AIM: Would you output the whole listing below, exactly as it reads?

Data listing:
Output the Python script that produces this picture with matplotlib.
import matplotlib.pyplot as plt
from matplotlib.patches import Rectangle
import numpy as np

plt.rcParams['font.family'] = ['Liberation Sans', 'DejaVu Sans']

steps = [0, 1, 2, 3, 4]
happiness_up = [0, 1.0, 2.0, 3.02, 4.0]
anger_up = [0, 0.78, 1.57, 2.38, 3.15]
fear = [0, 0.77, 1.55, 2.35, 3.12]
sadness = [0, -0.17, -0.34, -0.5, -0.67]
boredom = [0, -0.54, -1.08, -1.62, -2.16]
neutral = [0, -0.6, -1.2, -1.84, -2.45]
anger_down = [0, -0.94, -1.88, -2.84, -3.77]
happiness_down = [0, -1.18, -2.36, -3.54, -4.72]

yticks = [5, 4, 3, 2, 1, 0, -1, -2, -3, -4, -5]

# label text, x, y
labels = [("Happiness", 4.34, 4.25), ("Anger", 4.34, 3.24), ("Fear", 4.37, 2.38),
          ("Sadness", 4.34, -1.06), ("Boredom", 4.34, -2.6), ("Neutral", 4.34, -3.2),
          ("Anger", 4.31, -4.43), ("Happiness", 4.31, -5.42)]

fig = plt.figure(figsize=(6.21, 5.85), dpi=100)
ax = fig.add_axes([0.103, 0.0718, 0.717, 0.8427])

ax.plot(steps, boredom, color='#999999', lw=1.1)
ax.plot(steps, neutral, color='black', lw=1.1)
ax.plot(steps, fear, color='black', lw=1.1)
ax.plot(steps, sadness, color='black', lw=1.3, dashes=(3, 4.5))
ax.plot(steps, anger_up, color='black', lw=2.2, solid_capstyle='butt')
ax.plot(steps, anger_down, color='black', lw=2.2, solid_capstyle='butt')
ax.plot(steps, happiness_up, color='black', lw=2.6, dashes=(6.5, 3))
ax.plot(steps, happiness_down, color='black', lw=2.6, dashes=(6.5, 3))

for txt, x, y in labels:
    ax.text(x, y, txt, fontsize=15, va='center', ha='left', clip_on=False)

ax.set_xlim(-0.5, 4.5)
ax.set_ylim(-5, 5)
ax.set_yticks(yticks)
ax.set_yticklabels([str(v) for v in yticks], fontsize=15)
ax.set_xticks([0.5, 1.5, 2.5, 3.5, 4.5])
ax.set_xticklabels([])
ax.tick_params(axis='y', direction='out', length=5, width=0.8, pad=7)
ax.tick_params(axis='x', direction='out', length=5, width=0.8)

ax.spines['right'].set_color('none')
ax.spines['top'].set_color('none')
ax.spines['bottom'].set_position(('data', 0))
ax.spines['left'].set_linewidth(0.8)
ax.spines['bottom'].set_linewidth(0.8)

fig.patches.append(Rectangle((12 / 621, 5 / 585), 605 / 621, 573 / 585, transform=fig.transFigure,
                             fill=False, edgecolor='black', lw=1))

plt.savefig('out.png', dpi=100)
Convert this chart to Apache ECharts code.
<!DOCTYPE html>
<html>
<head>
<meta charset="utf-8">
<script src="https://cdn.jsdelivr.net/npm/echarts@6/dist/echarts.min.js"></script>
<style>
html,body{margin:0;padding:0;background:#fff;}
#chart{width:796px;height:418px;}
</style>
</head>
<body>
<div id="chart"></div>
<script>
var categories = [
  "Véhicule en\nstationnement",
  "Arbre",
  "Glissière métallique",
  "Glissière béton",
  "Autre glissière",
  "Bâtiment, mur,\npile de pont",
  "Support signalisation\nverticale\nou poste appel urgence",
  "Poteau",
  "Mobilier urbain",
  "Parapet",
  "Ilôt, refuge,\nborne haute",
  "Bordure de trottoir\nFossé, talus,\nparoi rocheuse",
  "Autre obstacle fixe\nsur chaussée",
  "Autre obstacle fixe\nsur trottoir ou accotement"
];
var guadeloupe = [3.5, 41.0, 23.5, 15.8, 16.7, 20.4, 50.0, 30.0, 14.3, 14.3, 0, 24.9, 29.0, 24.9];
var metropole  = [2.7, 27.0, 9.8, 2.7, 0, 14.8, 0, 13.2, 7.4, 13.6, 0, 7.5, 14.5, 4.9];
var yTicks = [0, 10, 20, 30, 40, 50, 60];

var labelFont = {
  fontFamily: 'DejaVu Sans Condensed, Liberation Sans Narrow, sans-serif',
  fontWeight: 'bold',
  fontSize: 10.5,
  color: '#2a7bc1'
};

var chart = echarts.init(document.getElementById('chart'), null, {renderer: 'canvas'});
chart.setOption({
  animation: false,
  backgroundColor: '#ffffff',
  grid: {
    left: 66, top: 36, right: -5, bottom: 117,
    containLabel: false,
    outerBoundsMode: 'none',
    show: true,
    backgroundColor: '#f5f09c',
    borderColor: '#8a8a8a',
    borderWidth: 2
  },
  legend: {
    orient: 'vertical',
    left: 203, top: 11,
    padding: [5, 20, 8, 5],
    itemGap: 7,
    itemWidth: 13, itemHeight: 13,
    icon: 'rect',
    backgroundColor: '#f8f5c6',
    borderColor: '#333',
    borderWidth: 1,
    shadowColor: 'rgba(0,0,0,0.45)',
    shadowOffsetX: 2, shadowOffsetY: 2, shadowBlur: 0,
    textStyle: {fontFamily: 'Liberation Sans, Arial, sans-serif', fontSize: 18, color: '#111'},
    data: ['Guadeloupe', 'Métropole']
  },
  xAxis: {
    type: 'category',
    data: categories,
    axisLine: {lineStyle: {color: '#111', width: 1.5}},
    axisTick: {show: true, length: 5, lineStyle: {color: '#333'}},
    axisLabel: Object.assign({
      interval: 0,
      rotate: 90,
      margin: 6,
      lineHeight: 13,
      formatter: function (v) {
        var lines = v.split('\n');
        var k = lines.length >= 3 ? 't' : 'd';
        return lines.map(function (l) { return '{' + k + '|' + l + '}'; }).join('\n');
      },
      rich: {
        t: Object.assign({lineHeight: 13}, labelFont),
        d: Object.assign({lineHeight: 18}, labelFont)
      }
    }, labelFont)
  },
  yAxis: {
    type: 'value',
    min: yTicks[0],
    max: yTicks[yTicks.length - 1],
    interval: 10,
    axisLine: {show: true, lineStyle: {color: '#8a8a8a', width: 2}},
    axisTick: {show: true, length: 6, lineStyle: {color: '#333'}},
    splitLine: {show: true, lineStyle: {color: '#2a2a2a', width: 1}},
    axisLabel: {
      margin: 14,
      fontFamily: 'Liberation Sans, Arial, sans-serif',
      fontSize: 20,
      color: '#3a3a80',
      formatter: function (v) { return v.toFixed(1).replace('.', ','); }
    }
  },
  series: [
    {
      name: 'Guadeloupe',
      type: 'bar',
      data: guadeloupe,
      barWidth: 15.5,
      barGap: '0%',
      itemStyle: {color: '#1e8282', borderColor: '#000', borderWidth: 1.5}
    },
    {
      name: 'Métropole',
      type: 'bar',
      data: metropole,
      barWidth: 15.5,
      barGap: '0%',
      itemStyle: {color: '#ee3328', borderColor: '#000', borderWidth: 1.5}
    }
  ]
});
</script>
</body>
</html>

RESPONSE TO THE TASK:
Output the Python script that produces this picture with matplotlib.
import matplotlib.pyplot as plt
from matplotlib.patches import Rectangle
import numpy as np

plt.rcParams['font.family'] = ['Liberation Sans', 'DejaVu Sans']

steps = [0, 1, 2, 3, 4]
happiness_up = [0, 1.0, 2.0, 3.02, 4.0]
anger_up = [0, 0.78, 1.57, 2.38, 3.15]
fear = [0, 0.77, 1.55, 2.35, 3.12]
sadness = [0, -0.17, -0.34, -0.5, -0.67]
boredom = [0, -0.54, -1.08, -1.62, -2.16]
neutral = [0, -0.6, -1.2, -1.84, -2.45]
anger_down = [0, -0.94, -1.88, -2.84, -3.77]
happiness_down = [0, -1.18, -2.36, -3.54, -4.72]

yticks = [5, 4, 3, 2, 1, 0, -1, -2, -3, -4, -5]

# label text, x, y
labels = [("Happiness", 4.34, 4.25), ("Anger", 4.34, 3.24), ("Fear", 4.37, 2.38),
          ("Sadness", 4.34, -1.06), ("Boredom", 4.34, -2.6), ("Neutral", 4.34, -3.2),
          ("Anger", 4.31, -4.43), ("Happiness", 4.31, -5.42)]

fig = plt.figure(figsize=(6.21, 5.85), dpi=100)
ax = fig.add_axes([0.103, 0.0718, 0.717, 0.8427])

ax.plot(steps, boredom, color='#999999', lw=1.1)
ax.plot(steps, neutral, color='black', lw=1.1)
ax.plot(steps, fear, color='black', lw=1.1)
ax.plot(steps, sadness, color='black', lw=1.3, dashes=(3, 4.5))
ax.plot(steps, anger_up, color='black', lw=2.2, solid_capstyle='butt')
ax.plot(steps, anger_down, color='black', lw=2.2, solid_capstyle='butt')
ax.plot(steps, happiness_up, color='black', lw=2.6, dashes=(6.5, 3))
ax.plot(steps, happiness_down, color='black', lw=2.6, dashes=(6.5, 3))

for txt, x, y in labels:
    ax.text(x, y, txt, fontsize=15, va='center', ha='left', clip_on=False)

ax.set_xlim(-0.5, 4.5)
ax.set_ylim(-5, 5)
ax.set_yticks(yticks)
ax.set_yticklabels([str(v) for v in yticks], fontsize=15)
ax.set_xticks([0.5, 1.5, 2.5, 3.5, 4.5])
ax.set_xticklabels([])
ax.tick_params(axis='y', direction='out', length=5, width=0.8, pad=7)
ax.tick_params(axis='x', direction='out', length=5, width=0.8)

ax.spines['right'].set_color('none')
ax.spines['top'].set_color('none')
ax.spines['bottom'].set_position(('data', 0))
ax.spines['left'].set_linewidth(0.8)
ax.spines['bottom'].set_linewidth(0.8)

fig.patches.append(Rectangle((12 / 621, 5 / 585), 605 / 621, 573 / 585, transform=fig.transFigure,
                             fill=False, edgecolor='black', lw=1))

plt.savefig('out.png', dpi=100)
Convert this chart to Apache ECharts code.
<!DOCTYPE html>
<html>
<head>
<meta charset="utf-8">
<script src="https://cdn.jsdelivr.net/npm/echarts@6/dist/echarts.min.js"></script>
<style>
html,body{margin:0;padding:0;background:#fff;}
#chart{width:796px;height:418px;}
</style>
</head>
<body>
<div id="chart"></div>
<script>
var categories = [
  "Véhicule en\nstationnement",
  "Arbre",
  "Glissière métallique",
  "Glissière béton",
  "Autre glissière",
  "Bâtiment, mur,\npile de pont",
  "Support signalisation\nverticale\nou poste appel urgence",
  "Poteau",
  "Mobilier urbain",
  "Parapet",
  "Ilôt, refuge,\nborne haute",
  "Bordure de trottoir\nFossé, talus,\nparoi rocheuse",
  "Autre obstacle fixe\nsur chaussée",
  "Autre obstacle fixe\nsur trottoir ou accotement"
];
var guadeloupe = [3.5, 41.0, 23.5, 15.8, 16.7, 20.4, 50.0, 30.0, 14.3, 14.3, 0, 24.9, 29.0, 24.9];
var metropole  = [2.7, 27.0, 9.8, 2.7, 0, 14.8, 0, 13.2, 7.4, 13.6, 0, 7.5, 14.5, 4.9];
var yTicks = [0, 10, 20, 30, 40, 50, 60];

var labelFont = {
  fontFamily: 'DejaVu Sans Condensed, Liberation Sans Narrow, sans-serif',
  fontWeight: 'bold',
  fontSize: 10.5,
  color: '#2a7bc1'
};

var chart = echarts.init(document.getElementById('chart'), null, {renderer: 'canvas'});
chart.setOption({
  animation: false,
  backgroundColor: '#ffffff',
  grid: {
    left: 66, top: 36, right: -5, bottom: 117,
    containLabel: false,
    outerBoundsMode: 'none',
    show: true,
    backgroundColor: '#f5f09c',
    borderColor: '#8a8a8a',
    borderWidth: 2
  },
  legend: {
    orient: 'vertical',
    left: 203, top: 11,
    padding: [5, 20, 8, 5],
    itemGap: 7,
    itemWidth: 13, itemHeight: 13,
    icon: 'rect',
    backgroundColor: '#f8f5c6',
    borderColor: '#333',
    borderWidth: 1,
    shadowColor: 'rgba(0,0,0,0.45)',
    shadowOffsetX: 2, shadowOffsetY: 2, shadowBlur: 0,
    textStyle: {fontFamily: 'Liberation Sans, Arial, sans-serif', fontSize: 18, color: '#111'},
    data: ['Guadeloupe', 'Métropole']
  },
  xAxis: {
    type: 'category',
    data: categories,
    axisLine: {lineStyle: {color: '#111', width: 1.5}},
    axisTick: {show: true, length: 5, lineStyle: {color: '#333'}},
    axisLabel: Object.assign({
      interval: 0,
      rotate: 90,
      margin: 6,
      lineHeight: 13,
      formatter: function (v) {
        var lines = v.split('\n');
        var k = lines.length >= 3 ? 't' : 'd';
        return lines.map(function (l) { return '{' + k + '|' + l + '}'; }).join('\n');
      },
      rich: {
        t: Object.assign({lineHeight: 13}, labelFont),
        d: Object.assign({lineHeight: 18}, labelFont)
      }
    }, labelFont)
  },
  yAxis: {
    type: 'value',
    min: yTicks[0],
    max: yTicks[yTicks.length - 1],
    interval: 10,
    axisLine: {show: true, lineStyle: {color: '#8a8a8a', width: 2}},
    axisTick: {show: true, length: 6, lineStyle: {color: '#333'}},
    splitLine: {show: true, lineStyle: {color: '#2a2a2a', width: 1}},
    axisLabel: {
      margin: 14,
      fontFamily: 'Liberation Sans, Arial, sans-serif',
      fontSize: 20,
      color: '#3a3a80',
      formatter: function (v) { return v.toFixed(1).replace('.', ','); }
    }
  },
  series: [
    {
      name: 'Guadeloupe',
      type: 'bar',
      data: guadeloupe,
      barWidth: 15.5,
      barGap: '0%',
      itemStyle: {color: '#1e8282', borderColor: '#000', borderWidth: 1.5}
    },
    {
      name: 'Métropole',
      type: 'bar',
      data: metropole,
      barWidth: 15.5,
      barGap: '0%',
      itemStyle: {color: '#ee3328', borderColor: '#000', borderWidth: 1.5}
    }
  ]
});
</script>
</body>
</html>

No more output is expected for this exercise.